Sharp declines in product inventories overshadowed a small increase in crude oil stocks, which rose 0.9 million barrels in the October 20 week to 457.3 million, 2.3 percent below the level a year ago. But inventories of gasoline fell 5.5 million barrels to 216.9 million, 3.4 percent below the year ago level, while distillates fell 5.2 million barrels to 129.2 million, down 15.2 percent year-on-year. WTI prices rose about 20 cents to around $52.35 per barrel immediately following the release of the report.
Refineries operated at 87.8 percent of their operable capacity in the week, up 3.3 percentage points from the prior week as Gulf of Mexico production idled by Hurricane Nate gradually rebooted. Gasoline production nevertheless decreased, averaging 9.9 million barrels per day, while distillate production did rise slightly, averaging 4.8 million barrels per day.

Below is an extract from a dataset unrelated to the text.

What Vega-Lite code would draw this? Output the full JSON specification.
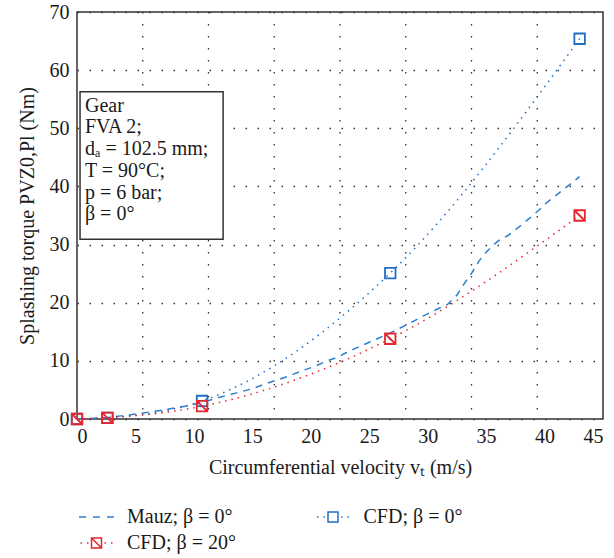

Average daily crude imports rose sharply by 640,000 barrels to 8.1 million, putting the 4-week average at 7.6 million barrels per day, 3.2 percent above last year at this time.
The demand side softened, with total product supplied over the last four weeks averaging 19.6 million barrels per day, down 3.6 percent from the same period last year. Motor gasoline supplied during the period average 9.3 million barrels per day, up 1.6 percent from the same period last year, while distillate fuel product supplied average 3.8 million barrels per day, 6.5 percent below last year's level.
The fall registered in product inventories probably reflects the fact that refineries have not yet recovered to pre-hurricane capacity, and points to the near term resumption of the steady and steep decline in crude oil inventories since April. This decline, driven mostly by OPEC production cuts, has brought supply-demand close to equilibrium and lifted oil prices close to 5-month highs. However, at $52 per barrel, shale oil exploration and development activity becomes quite lucrative again, increasing production down the road, restocking inventories, and probably capping further price increases.